Oh, you holdout skeptics may scoff, but the science is clear enough for the people whose job is to ensure that our faucets are wet when we turn them on. This week in Sacramento, a Department of Water Resources forum [sic: Water Education Foundation with DWR support] will explain to water users some of the implications climatologists see in rising temperatures. The forecast is not pretty.
Before one cubic foot of concrete was poured in California, before the dams, the pumps, the aqueducts and the canals, the state had one of the most glorious water storage devices on the planet. It was all-natural, environmentally friendly and didn't cost taxpayers a dime: the Sierra Nevada snowpack. Every winter snow piled up in the mountains; every spring and summer it slowly released its life-giving powers.

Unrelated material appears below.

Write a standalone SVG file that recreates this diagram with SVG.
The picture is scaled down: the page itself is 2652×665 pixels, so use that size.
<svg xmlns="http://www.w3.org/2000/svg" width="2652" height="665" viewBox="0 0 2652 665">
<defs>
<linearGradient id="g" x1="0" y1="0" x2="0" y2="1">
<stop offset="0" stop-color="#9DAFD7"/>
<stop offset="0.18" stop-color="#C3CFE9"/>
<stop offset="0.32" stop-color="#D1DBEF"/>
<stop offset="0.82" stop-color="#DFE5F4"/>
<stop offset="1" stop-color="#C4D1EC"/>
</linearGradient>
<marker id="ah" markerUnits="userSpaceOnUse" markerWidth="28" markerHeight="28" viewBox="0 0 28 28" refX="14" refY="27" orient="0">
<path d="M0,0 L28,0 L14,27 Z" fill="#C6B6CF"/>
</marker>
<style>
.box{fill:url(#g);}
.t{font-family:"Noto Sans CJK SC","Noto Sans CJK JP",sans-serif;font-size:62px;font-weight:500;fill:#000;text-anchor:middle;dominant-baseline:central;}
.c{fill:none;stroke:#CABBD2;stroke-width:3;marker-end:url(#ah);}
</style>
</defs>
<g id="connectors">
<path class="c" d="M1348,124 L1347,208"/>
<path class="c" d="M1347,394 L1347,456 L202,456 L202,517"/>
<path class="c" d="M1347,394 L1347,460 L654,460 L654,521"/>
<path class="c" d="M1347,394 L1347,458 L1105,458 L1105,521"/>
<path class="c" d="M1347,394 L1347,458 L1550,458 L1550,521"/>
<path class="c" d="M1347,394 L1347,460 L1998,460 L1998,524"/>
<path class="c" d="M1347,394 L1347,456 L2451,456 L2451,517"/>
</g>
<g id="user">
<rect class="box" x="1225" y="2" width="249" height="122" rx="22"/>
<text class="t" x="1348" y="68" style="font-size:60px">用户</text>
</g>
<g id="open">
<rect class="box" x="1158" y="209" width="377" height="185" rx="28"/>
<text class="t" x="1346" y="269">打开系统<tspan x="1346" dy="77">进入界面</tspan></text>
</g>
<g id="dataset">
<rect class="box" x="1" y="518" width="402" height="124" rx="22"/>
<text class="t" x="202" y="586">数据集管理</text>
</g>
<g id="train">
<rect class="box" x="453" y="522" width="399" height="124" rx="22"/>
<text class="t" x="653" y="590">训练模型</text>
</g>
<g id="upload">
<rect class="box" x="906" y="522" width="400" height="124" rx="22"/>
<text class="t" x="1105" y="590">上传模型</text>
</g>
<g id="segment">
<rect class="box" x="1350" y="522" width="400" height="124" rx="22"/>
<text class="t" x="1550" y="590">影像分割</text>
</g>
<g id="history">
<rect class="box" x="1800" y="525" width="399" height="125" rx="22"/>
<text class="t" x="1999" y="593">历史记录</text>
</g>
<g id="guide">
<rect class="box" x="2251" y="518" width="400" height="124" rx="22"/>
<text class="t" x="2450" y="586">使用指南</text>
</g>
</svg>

The system still works, but the timing is a little off. Over the past 50 years, a slow but significant increase in winter temperatures has made it rain a little more when and where it once snowed. The snow line rises. Glaciers shrink. More water runs out to sea or floods the valley in the winter. Less is available in the summer. Large year-to-year fluctuations in the Sacramento River's runoff can't hide a dismal trend line.
Of course, isn't holding water why we built all those dams? Yes, but even massive Lake Shasta can only store so much at once. Farmers need deliveries in the late spring and summer. The only way to keep up a halfway reliable flow to their thirsty plots is for the mountains to do their part.
We don't mean to sound alarmist. The sky will not fall tomorrow, but the snow level will rise next year, and a little more the next. The water pros are looking to the future, and in time some combination of new reservoirs and better stewardship of watersheds will keep the fields of Fresno County fertile and the swimming pools of Los Angeles full.
In the meantime, as if Californians didn't have enough hot-under-the-collar water feuds, global warming will raise the political temperature a degree or two.